Let’s see if Dan Savage reflects the mission of Elmhurst College to prepare students for “ethical work”; or its vision to have students become “academically grounded” and socially responsible citizens who “respect the diversity of the world’s peoples”; or the college’s core values regarding “mutual respect,” “integrity,” “intellectual excellence,” and “social responsibility.”

Here are some quotes from Savage (with links to videos, lest anyone think I’m cherry-picking quotes or pulling them out of context):

He describes conservative Christians like “Tony Perkins” as “right-wing, fundamentalist, bat sh*t, a**h*le, dou**ebag Christians,” and as the “Evangelical Taliban Christian Family Association.” He also tells “progressive” Christians to start “screaming in Tony Perkins’ face.”  I wonder if such rhetoric creates a “safe space” for people who hold orthodox, historical theological beliefs?

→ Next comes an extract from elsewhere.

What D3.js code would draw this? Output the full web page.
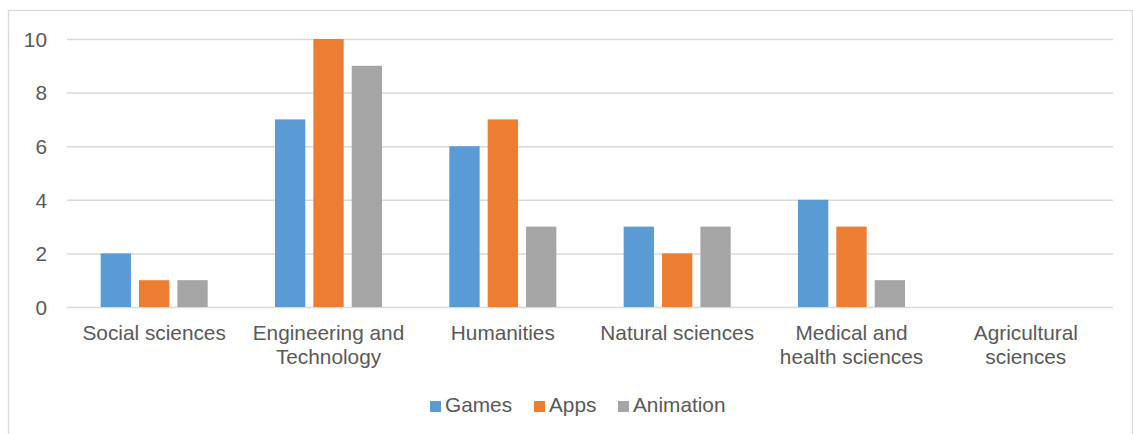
<!DOCTYPE html>
<html>
<head>
<meta charset="utf-8">
<script src="https://cdn.jsdelivr.net/npm/d3@7"></script>
<style>
  html, body { margin: 0; padding: 0; background: #fff; }
  svg { display: block; font-family: "Liberation Sans", Arial, sans-serif; }
</style>
</head>
<body>
<svg id="chart" width="1133" height="434"></svg>
<script>
// Categories (label lines as they wrap under the axis)
const categories = [
  "Social sciences",
  "Engineering and Technology",
  "Humanities",
  "Natural sciences",
  "Medical and health sciences",
  "Agricultural sciences"
];
const categoryLines = [
  ["Social sciences"],
  ["Engineering and", "Technology"],
  ["Humanities"],
  ["Natural sciences"],
  ["Medical and", "health sciences"],
  ["Agricultural", "sciences"]
];
const seriesNames = ["Games", "Apps", "Animation"];
const games     = [2, 7, 6, 3, 4, 0];
const apps      = [1, 10, 7, 2, 3, 0];
const animation = [1, 9, 3, 3, 1, 0];
const yTicks = [0, 2, 4, 6, 8, 10];

const colors = { Games: "#5B9BD5", Apps: "#ED7D31", Animation: "#A5A5A5" };
const seriesValues = { Games: games, Apps: apps, Animation: animation };

const svg = d3.select("#chart");
const plot = { left: 67, right: 1113, top: 39, bottom: 307 };
const fontSize = "20.8px";

// chart frame
svg.append("rect")
  .attr("x", 8.5).attr("y", 10.5)
  .attr("width", 1124).attr("height", 460)
  .attr("fill", "none").attr("stroke", "#d9d9d9").attr("stroke-width", 1.3);

const y = d3.scaleLinear().domain([0, 10]).range([plot.bottom, plot.top]);

const x0 = d3.scaleBand()
  .domain(categories)
  .range([plot.left, plot.right])
  .paddingInner(0.386)
  .paddingOuter(0.193);

const x1 = d3.scaleBand()
  .domain(seriesNames)
  .range([0, x0.bandwidth()])
  .paddingInner(0.21)
  .paddingOuter(0);

// gridlines and value axis
const yAxis = d3.axisLeft(y)
  .tickValues(yTicks)
  .tickSize(-(plot.right - plot.left))
  .tickPadding(20)
  .tickFormat(d3.format("d"));

const gy = svg.append("g")
  .attr("transform", `translate(${plot.left},0)`)
  .call(yAxis);
gy.select(".domain").remove();
gy.selectAll(".tick line")
  .attr("stroke", "#d9d9d9").attr("stroke-width", 1.5);
gy.selectAll(".tick text")
  .attr("fill", "#595959")
  .style("font-size", fontSize)
  .attr("dy", "0.35em");

// bars
const rows = categories.map((c, i) => ({
  category: c,
  values: seriesNames.map(s => ({ series: s, value: seriesValues[s][i] }))
}));

const groups = svg.append("g").selectAll("g")
  .data(rows)
  .join("g")
  .attr("transform", d => `translate(${x0(d.category)},0)`);

groups.selectAll("rect")
  .data(d => d.values)
  .join("rect")
  .attr("x", d => x1(d.series))
  .attr("y", d => y(d.value))
  .attr("width", x1.bandwidth())
  .attr("height", d => y(0) - y(d.value))
  .attr("fill", d => colors[d.series]);

// category labels
const labels = svg.append("g").selectAll("text")
  .data(categories)
  .join("text")
  .attr("x", d => x0(d) + x0.bandwidth() / 2)
  .attr("y", 340)
  .attr("text-anchor", "middle")
  .attr("fill", "#595959")
  .style("font-size", fontSize);

labels.each(function(d, i) {
  const t = d3.select(this);
  categoryLines[i].forEach((line, j) => {
    t.append("tspan")
      .attr("x", x0(d) + x0.bandwidth() / 2)
      .attr("dy", j === 0 ? 0 : 24)
      .text(line);
  });
});

// legend
const legendX = [430, 534, 618];
const legend = svg.append("g").selectAll("g")
  .data(seriesNames)
  .join("g")
  .attr("transform", (d, i) => `translate(${legendX[i]},0)`);

legend.append("rect")
  .attr("x", 0).attr("y", 401)
  .attr("width", 11).attr("height", 11)
  .attr("fill", d => colors[d]);

legend.append("text")
  .attr("x", 15).attr("y", 412)
  .attr("fill", "#595959")
  .style("font-size", fontSize)
  .text(d => d);
</script>
</body>
</html>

Even with asterisks, I can’t repeat what Savage says at his speaking engagements. If you choose to watch the ones we’ve provided links to, bear in mind that Savage has an adopted son who was between 10-12 years old when Savage was saying things publicly that no father should say even privately (WARNING—GRAPHIC,  OBSCENE LANGUAGE):  HERE, HERE,  HERE, HERE and HERE.  (UPDATE:  We discovered last night that a number of Savage’s YouTube videos were removed after this article was published.)

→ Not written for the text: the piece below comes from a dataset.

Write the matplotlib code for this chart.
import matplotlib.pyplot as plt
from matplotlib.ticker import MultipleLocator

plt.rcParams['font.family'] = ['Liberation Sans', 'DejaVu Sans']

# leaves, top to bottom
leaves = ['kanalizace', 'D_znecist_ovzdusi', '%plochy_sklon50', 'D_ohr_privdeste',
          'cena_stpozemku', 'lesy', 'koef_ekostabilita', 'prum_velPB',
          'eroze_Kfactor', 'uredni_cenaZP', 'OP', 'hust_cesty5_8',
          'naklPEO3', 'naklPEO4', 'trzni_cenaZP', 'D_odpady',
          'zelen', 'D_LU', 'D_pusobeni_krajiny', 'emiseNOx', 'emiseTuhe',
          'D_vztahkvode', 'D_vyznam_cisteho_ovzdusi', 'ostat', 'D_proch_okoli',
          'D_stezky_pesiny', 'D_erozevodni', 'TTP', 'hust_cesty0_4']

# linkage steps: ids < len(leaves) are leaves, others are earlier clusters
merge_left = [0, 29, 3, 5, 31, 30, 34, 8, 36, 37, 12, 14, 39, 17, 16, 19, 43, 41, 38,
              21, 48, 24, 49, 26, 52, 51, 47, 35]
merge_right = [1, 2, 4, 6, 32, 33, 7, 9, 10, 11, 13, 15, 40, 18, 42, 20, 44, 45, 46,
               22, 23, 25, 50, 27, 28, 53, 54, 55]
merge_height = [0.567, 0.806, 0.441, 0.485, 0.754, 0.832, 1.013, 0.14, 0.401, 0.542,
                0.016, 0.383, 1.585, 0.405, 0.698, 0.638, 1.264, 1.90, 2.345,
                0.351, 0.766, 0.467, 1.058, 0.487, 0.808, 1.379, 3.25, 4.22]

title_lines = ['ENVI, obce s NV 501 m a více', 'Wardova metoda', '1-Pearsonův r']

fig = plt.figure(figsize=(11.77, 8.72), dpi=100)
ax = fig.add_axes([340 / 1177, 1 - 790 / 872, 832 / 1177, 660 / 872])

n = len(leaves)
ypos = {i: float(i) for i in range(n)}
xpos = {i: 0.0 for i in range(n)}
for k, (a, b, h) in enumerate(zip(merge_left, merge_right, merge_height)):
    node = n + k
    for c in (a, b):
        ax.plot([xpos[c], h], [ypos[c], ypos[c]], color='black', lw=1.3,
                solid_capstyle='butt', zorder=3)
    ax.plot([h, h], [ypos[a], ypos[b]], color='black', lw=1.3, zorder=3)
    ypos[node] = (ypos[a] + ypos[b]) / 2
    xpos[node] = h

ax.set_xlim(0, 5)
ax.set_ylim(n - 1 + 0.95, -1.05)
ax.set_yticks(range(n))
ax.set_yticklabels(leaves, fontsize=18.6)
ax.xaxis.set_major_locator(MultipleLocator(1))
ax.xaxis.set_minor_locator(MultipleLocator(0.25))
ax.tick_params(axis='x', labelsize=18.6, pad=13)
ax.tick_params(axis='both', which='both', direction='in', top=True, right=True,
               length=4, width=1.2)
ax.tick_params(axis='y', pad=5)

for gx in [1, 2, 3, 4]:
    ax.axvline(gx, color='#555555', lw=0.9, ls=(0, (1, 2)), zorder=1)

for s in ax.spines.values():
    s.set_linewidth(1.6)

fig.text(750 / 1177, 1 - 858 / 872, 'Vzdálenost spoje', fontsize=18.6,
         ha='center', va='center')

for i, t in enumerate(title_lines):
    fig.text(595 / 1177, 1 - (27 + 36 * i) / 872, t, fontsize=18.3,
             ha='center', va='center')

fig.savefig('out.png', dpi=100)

What is ironic is that after Rush Limbaugh used offensive language to describe a feminist activist, the Obama Administration took him to task, but even Dan Savage’s well-documented history of referring to conservative Christians as “bat sh*t, a**h*le, d**chebags” and advocating the most perverse sexual practices in the most foul language doesn’t stop President Obama from inviting him to the White House.

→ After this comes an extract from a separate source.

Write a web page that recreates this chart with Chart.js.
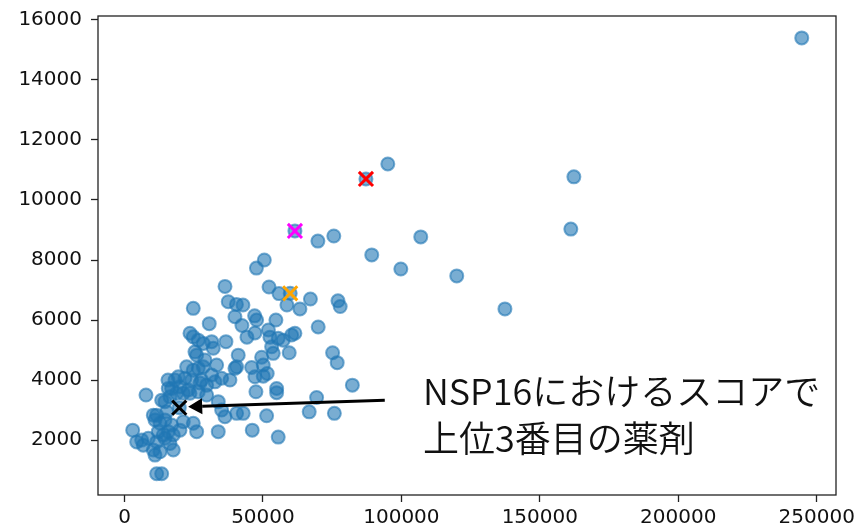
<!DOCTYPE html>
<html>
<head>
<meta charset="utf-8">
<script src="https://cdn.jsdelivr.net/npm/chart.js@4.4.1/dist/chart.umd.min.js"></script>
<style>
  html, body { margin: 0; padding: 0; background: #fff; }
  #wrap { width: 861px; height: 530px; }
</style>
</head>
<body>
<div id="wrap"><canvas id="chart" width="861" height="530"></canvas></div>
<script>
// scores of every drug (x: score A, y: score B)
const scoreX = [
  244600, 162300, 161200, 95100, 87200, 107000, 89300, 99800, 120000, 137400,
  61550, 69850, 75600, 50500, 47650, 36300, 52200, 55800, 59850, 67150,
  77100, 77900, 37470, 42780, 40430, 24840, 58660, 63360, 39890, 47000,
  47720, 54690, 30610, 42420, 69960, 44220, 47110, 51980, 52530, 55520,
  57330, 60360, 61550, 53140, 53720, 59490, 75160, 76820, 49530, 41080,
  40500, 45920, 47110, 50110, 50110, 51550, 38090, 47470, 54950, 54950,
  69380, 82300, 40500, 42880, 51330, 66710, 75800, 46140, 55520, 23650,
  24840, 26640, 28450, 31480, 32060, 36640, 25450, 26060, 29060, 28450,
  33280, 7760, 2960, 4400, 6210, 6790, 8590, 10400, 11010, 12820,
  11620, 13430, 17620, 16430, 14010, 15810, 12200, 10400, 12820, 14620,
  17040, 20040, 15230, 19780, 14620, 16430, 18840, 17040, 18230, 19420,
  21840, 21230, 24840, 26060, 33860, 35090, 36280, 33860, 35090, 32670,
  31480, 26640, 27870, 24260, 15810, 13430, 11620, 11010, 21230, 17620,
  14620, 11620, 29670, 26640, 23650, 27260, 39890, 20040, 23030, 29670,
  15700, 22450, 24840
];
const scoreY = [
  15400, 10770, 9030, 11200, 10700, 8770, 8170, 7700, 7470, 6370,
  8970, 8630, 8800, 8000, 7730, 7120, 7100, 6880, 6890, 6700,
  6640, 6450, 6610, 6500, 6520, 6390, 6500, 6370, 6110, 6140,
  6000, 6000, 5880, 5820, 5770, 5430, 5570, 5670, 5430, 5390,
  5330, 5500, 5560, 5110, 4890, 4910, 4910, 4580, 4760, 4830,
  4440, 4420, 4110, 4500, 4130, 4220, 4000, 3610, 3720, 3580,
  3420, 3830, 2890, 2890, 2810, 2940, 2890, 2330, 2100, 5560,
  5440, 5330, 5220, 5280, 5060, 5280, 4940, 4830, 4670, 4440,
  4500, 3500, 2330, 1940, 2000, 1830, 2060, 1670, 1500, 1610,
  880, 880, 1670, 1890, 2170, 2280, 2280, 2830, 2560, 2670,
  2500, 2330, 2940, 3080, 3280, 3440, 3560, 3720, 4000, 4110,
  4060, 3560, 2560, 2280, 3280, 3000, 2780, 2280, 4060, 3940,
  4170, 4390, 4000, 4000, 3720, 3330, 2830, 2670, 2610, 2170,
  2060, 1940, 3500, 3610, 3560, 3900, 4390, 3780, 3670, 3830,
  4000, 4440, 4330
];

// highlighted drugs (x markers)
const markX = [87200, 61550, 59850, 19780];
const markY = [10700, 8970, 6890, 3080];
const markColors = ["#ff0000", "#ff00ff", "#ffa500", "#000000"];

// axes
const xTicks = [0, 50000, 100000, 150000, 200000, 250000];
const yTicks = [2000, 4000, 6000, 8000, 10000, 12000, 14000, 16000];
const xRange = [-9570, 256970];
const yRange = [170, 16130];

// annotation
const noteLines = ["NSP16におけるスコアで", "上位3番目の薬剤"];
const noteAt = [107800, 3170];
const arrowFrom = [94000, 3330];
const arrowTo = [23000, 3110];

const tickFont = { family: "DejaVu Sans", size: 20 };

const framePlugin = {
  id: "frame",
  beforeDraw(chart) {
    const { ctx, width, height } = chart;
    ctx.save();
    ctx.fillStyle = "#fff";
    ctx.fillRect(0, 0, width, height);
    ctx.restore();
  },
  afterDraw(chart) {
    const { ctx, chartArea: a, scales: { x, y } } = chart;
    ctx.save();
    ctx.strokeStyle = "#222";
    ctx.lineWidth = 1.3;
    ctx.strokeRect(a.left, a.top, a.right - a.left, a.bottom - a.top);

    // arrow
    const x0 = x.getPixelForValue(arrowFrom[0]), y0 = y.getPixelForValue(arrowFrom[1]);
    const x1 = x.getPixelForValue(arrowTo[0]), y1 = y.getPixelForValue(arrowTo[1]);
    const ang = Math.atan2(y1 - y0, x1 - x0);
    const headLen = 14, headW = 8;
    const bx = x1 - headLen * Math.cos(ang), by = y1 - headLen * Math.sin(ang);
    ctx.strokeStyle = "#000";
    ctx.fillStyle = "#000";
    ctx.lineWidth = 3;
    ctx.beginPath();
    ctx.moveTo(x0, y0);
    ctx.lineTo(bx, by);
    ctx.stroke();
    ctx.beginPath();
    ctx.moveTo(x1, y1);
    ctx.lineTo(bx + headW * Math.sin(ang), by - headW * Math.cos(ang));
    ctx.lineTo(bx - headW * Math.sin(ang), by + headW * Math.cos(ang));
    ctx.closePath();
    ctx.fill();

    // note text
    ctx.fillStyle = "#111";
    ctx.font = '350 36px "Noto Sans CJK JP"';
    ctx.textAlign = "left";
    ctx.textBaseline = "alphabetic";
    const tx = x.getPixelForValue(noteAt[0]);
    const ty = y.getPixelForValue(noteAt[1]);
    noteLines.forEach((line, i) => ctx.fillText(line, tx, ty + i * 47));
    ctx.restore();
  },
};

new Chart(document.getElementById("chart"), {
  type: "scatter",
  data: {
    datasets: [
      {
        label: "marks",
        data: markX.map((v, i) => ({ x: v, y: markY[i] })),
        pointStyle: "crossRot",
        pointRadius: 10,
        pointBorderWidth: 3,
        pointBorderColor: markColors,
        pointBackgroundColor: markColors,
        order: 0,
      },
      {
        label: "drugs",
        data: scoreX.map((v, i) => ({ x: v, y: scoreY[i] })),
        pointRadius: 6.5,
        pointBorderWidth: 2,
        pointBackgroundColor: "rgba(31,119,180,0.6)",
        pointBorderColor: "rgba(31,119,180,0.6)",
        order: 1,
      },
    ],
  },
  options: {
    responsive: false,
    animation: false,
    devicePixelRatio: 1,
    layout: { padding: { top: 16, right: 25, left: 0, bottom: 0 } },
    plugins: { legend: { display: false }, tooltip: { enabled: false } },
    scales: {
      x: {
        type: "linear",
        min: xRange[0],
        max: xRange[1],
        afterBuildTicks: (s) => { s.ticks = xTicks.map((v) => ({ value: v })); },
        afterFit: (s) => { s.height = 35; s.paddingLeft = 0; s.paddingRight = 0; },
        border: { display: false },
        grid: { drawOnChartArea: false, drawTicks: true, tickLength: 7, tickColor: "#222", tickWidth: 1.3 },
        ticks: { font: tickFont, color: "#111", padding: 4, maxRotation: 0, autoSkip: false, callback: (v) => String(v) },
      },
      y: {
        type: "linear",
        min: yRange[0],
        max: yRange[1],
        afterBuildTicks: (s) => { s.ticks = yTicks.map((v) => ({ value: v })); },
        afterFit: (s) => { s.width = 98; s.paddingTop = 0; s.paddingBottom = 0; },
        border: { display: false },
        grid: { drawOnChartArea: false, drawTicks: true, tickLength: 7, tickColor: "#222", tickWidth: 1.3 },
        ticks: { font: tickFont, color: "#111", padding: 9, autoSkip: false, callback: (v) => String(v) },
      },
    },
  },
  plugins: [framePlugin],
});
</script>
</body>
</html>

Elmhurst College claims to value “rigorous debate,” the “exploration of life’s ultimate questions through dialogue,” intellectual engagement, and diversity. If so, will the college be inviting speakers who espouse different views of the nature and morality of homosexuality than Savage and who do so in a different manner, that is to say, without obscene language that degrades rather than develops the human spirit.

Savage’s invitation seems to be part of a larger effort on the part of Elmhurst College to promote arguable assumptions about the nature and morality of homosexuality. Some months ago, Elmhurst College made the national news for being the first college in the nation to ask on its college application whether applicants identify as homosexual, bisexual, or transgender. The administration defended this question by asserting an offensive and absurd comparison of race to conditions constituted by subjective desire and volitional sexual acts.

In so doing, Elmhurst College administrators reveal their own ignorance. And by promoting contemporary ideas about “LGBT identity,” they reveal their theological heresy — not that theological orthodoxy is important to Elmhurst College, which bears virtually no imprint of its theological heritage. But boy oh boy does it proudly show the mark of sexual unorthodoxy to which even pedagogical soundness must bow in obeisance.

Elmhurst College’s Hammerschmidt Memorial Chapel, which once echoed with the thoughtful, civil voices of Elie Weisel and Martin Luther King Jr., will now be polluted by the odious rhetoric of Dan Savage.